Delving even further into local music is Sovereign Trax. Founded by Hannah Donnelly, this project may not be the dictionary definition of a collective, but is a collective in the way that it brings Aboriginal and Torres Strait Islander musicians together. Sovereign Trax creates monthly playlists of music coming from indigenous artists across the country. Each playlist highlights some of the best artists you may or may not have already discovered, shining a crucial light on those who may not have been able to be seen before.

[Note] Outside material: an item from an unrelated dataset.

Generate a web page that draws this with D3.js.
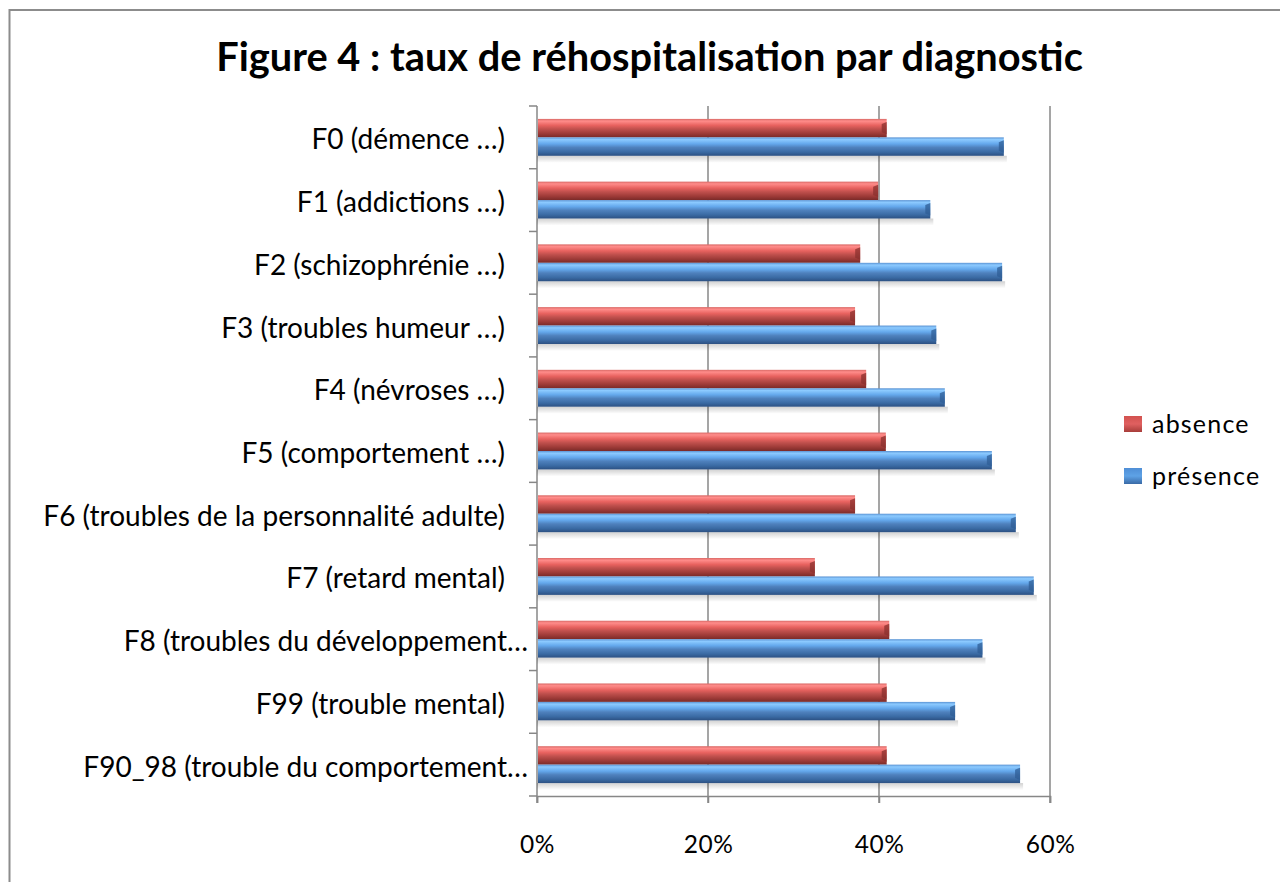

Sister is a collaborative collective that showcases talented women from across the globe by having them curate mixes that suit their own specific music styles and tastes. The collective was founded with the aim “of solidifying a network of women within underground club music” and they do this with a private Facebook group where women and non-binary members of the electronic music community can share and discuss anything and everything to do with tips and techniques in a safe space. The collective has over 1000 members and the network is constantly growing, each member is slowly being showcased on Sister‘s Soundcloud to nurture their talent and expose them to the global music community.